* **What you should do**
Every record that follows must be duplicated exactly, with images left out.

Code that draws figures
########

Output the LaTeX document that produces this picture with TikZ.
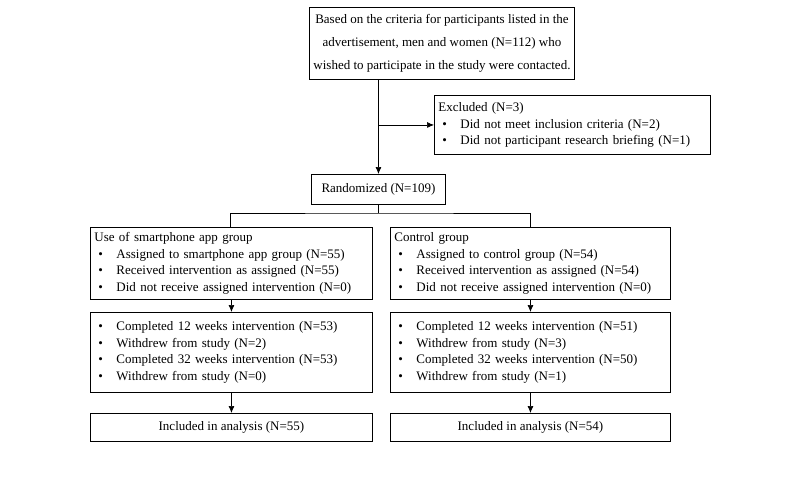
\documentclass[tikz,border=0pt]{standalone}
\usepackage{fontspec}
\setmainfont{Liberation Serif}
\usetikzlibrary{positioning,arrows.meta}
\newcommand{\bul}{\makebox[22pt][l]{\hspace{4pt}\textbullet}}
\begin{document}
\begin{tikzpicture}[x=1pt,y=-1pt,
  box/.style={draw,line width=0.9pt,inner sep=4pt,align=left,anchor=north west,
    font=\fontsize{13}{16.5}\selectfont},
  line/.style={line width=0.7pt},
  arr/.style={line width=0.7pt,-{Latex[length=7pt,width=6pt]}}]
  \useasboundingbox (0,0) rectangle (800,480);

  % top part
  \node[box,minimum width=217pt,minimum height=72pt,align=center,
    font=\fontsize{13}{23}\selectfont] (contact) at (309,7)
    {Based on the criteria for participants listed in the\\ advertisement, men and women (N=112) who\\ wished to participate in the study were contacted.};
  \node[box,text width=268pt,minimum height=59pt] (excl) at (434,95)
    {Excluded (N=3)\\ \bul Did not meet inclusion criteria (N=2)\\ \bul Did not participant research briefing (N=1)};
  \node[box,minimum width=134pt,minimum height=30pt,align=center] (rand) at (311,174) {Randomized (N=109)};
  \coordinate (top) at (rand.north |- contact.south);
  \coordinate (exclin) at (rand.north |- excl.west);
  \draw[arr] (top) -- (rand.north);
  \draw[arr] (exclin) -- (excl.west);

  % groups
  \node[box,text width=274pt,minimum height=72pt] (app) at (90,227)
    {Use of smartphone app group\\ \bul Assigned to smartphone app group (N=55)\\ \bul Received intervention as assigned (N=55)\\ \bul Did not receive assigned intervention (N=0)};
  \node[box,text width=272pt,minimum height=72pt] (ctrl) at (390,227)
    {Control group\\ \bul Assigned to control group (N=54)\\ \bul Received intervention as assigned (N=54)\\ \bul Did not receive assigned intervention (N=0)};
  \coordinate (split) at (0,213);
  \draw[line] (rand.south) -- (rand.south |- split);
  \draw[line] (app.north -| 230,0) |- (rand.south |- split) -| (ctrl.north -| 530,0);

  % follow-up
  \node[box,text width=274pt,minimum height=80pt] (appfu) at (90,312)
    {\bul Completed 12 weeks intervention (N=53)\\ \bul Withdrew from study (N=2)\\ \bul Completed 32 weeks intervention (N=53)\\ \bul Withdrew from study (N=0)};
  \node[box,text width=272pt,minimum height=80pt] (ctrlfu) at (390,312)
    {\bul Completed 12 weeks intervention (N=51)\\ \bul Withdrew from study (N=3)\\ \bul Completed 32 weeks intervention (N=50)\\ \bul Withdrew from study (N=1)};
  \draw[arr] (app.south) -- (appfu.north);
  \draw[arr] (ctrl.south) -- (ctrlfu.north);

  % analysis
  \node[box,minimum width=282pt,minimum height=28pt,align=center] (appan) at (90,413) {Included in analysis (N=55)};
  \node[box,minimum width=280pt,minimum height=28pt,align=center] (ctrlan) at (390,413) {Included in analysis (N=54)};
  \draw[arr] (appfu.south) -- (appan.north);
  \draw[arr] (ctrlfu.south) -- (ctrlan.north);
\end{tikzpicture}
\end{document}
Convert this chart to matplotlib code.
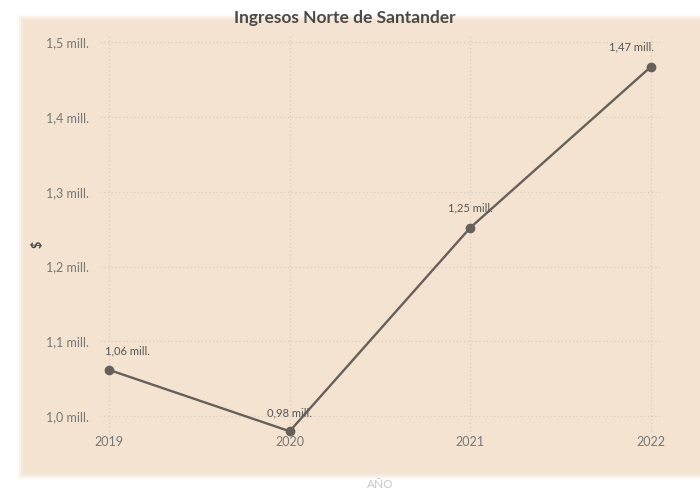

########

* **Solution**
Output the LaTeX document that produces this picture with TikZ.
\documentclass[tikz,border=0pt]{standalone}
\usepackage{fontspec}
\setmainfont{Liberation Serif}
\usetikzlibrary{positioning,arrows.meta}
\newcommand{\bul}{\makebox[22pt][l]{\hspace{4pt}\textbullet}}
\begin{document}
\begin{tikzpicture}[x=1pt,y=-1pt,
  box/.style={draw,line width=0.9pt,inner sep=4pt,align=left,anchor=north west,
    font=\fontsize{13}{16.5}\selectfont},
  line/.style={line width=0.7pt},
  arr/.style={line width=0.7pt,-{Latex[length=7pt,width=6pt]}}]
  \useasboundingbox (0,0) rectangle (800,480);

  % top part
  \node[box,minimum width=217pt,minimum height=72pt,align=center,
    font=\fontsize{13}{23}\selectfont] (contact) at (309,7)
    {Based on the criteria for participants listed in the\\ advertisement, men and women (N=112) who\\ wished to participate in the study were contacted.};
  \node[box,text width=268pt,minimum height=59pt] (excl) at (434,95)
    {Excluded (N=3)\\ \bul Did not meet inclusion criteria (N=2)\\ \bul Did not participant research briefing (N=1)};
  \node[box,minimum width=134pt,minimum height=30pt,align=center] (rand) at (311,174) {Randomized (N=109)};
  \coordinate (top) at (rand.north |- contact.south);
  \coordinate (exclin) at (rand.north |- excl.west);
  \draw[arr] (top) -- (rand.north);
  \draw[arr] (exclin) -- (excl.west);

  % groups
  \node[box,text width=274pt,minimum height=72pt] (app) at (90,227)
    {Use of smartphone app group\\ \bul Assigned to smartphone app group (N=55)\\ \bul Received intervention as assigned (N=55)\\ \bul Did not receive assigned intervention (N=0)};
  \node[box,text width=272pt,minimum height=72pt] (ctrl) at (390,227)
    {Control group\\ \bul Assigned to control group (N=54)\\ \bul Received intervention as assigned (N=54)\\ \bul Did not receive assigned intervention (N=0)};
  \coordinate (split) at (0,213);
  \draw[line] (rand.south) -- (rand.south |- split);
  \draw[line] (app.north -| 230,0) |- (rand.south |- split) -| (ctrl.north -| 530,0);

  % follow-up
  \node[box,text width=274pt,minimum height=80pt] (appfu) at (90,312)
    {\bul Completed 12 weeks intervention (N=53)\\ \bul Withdrew from study (N=2)\\ \bul Completed 32 weeks intervention (N=53)\\ \bul Withdrew from study (N=0)};
  \node[box,text width=272pt,minimum height=80pt] (ctrlfu) at (390,312)
    {\bul Completed 12 weeks intervention (N=51)\\ \bul Withdrew from study (N=3)\\ \bul Completed 32 weeks intervention (N=50)\\ \bul Withdrew from study (N=1)};
  \draw[arr] (app.south) -- (appfu.north);
  \draw[arr] (ctrl.south) -- (ctrlfu.north);

  % analysis
  \node[box,minimum width=282pt,minimum height=28pt,align=center] (appan) at (90,413) {Included in analysis (N=55)};
  \node[box,minimum width=280pt,minimum height=28pt,align=center] (ctrlan) at (390,413) {Included in analysis (N=54)};
  \draw[arr] (appfu.south) -- (appan.north);
  \draw[arr] (ctrlfu.south) -- (ctrlan.north);
\end{tikzpicture}
\end{document}
Convert this chart to matplotlib code.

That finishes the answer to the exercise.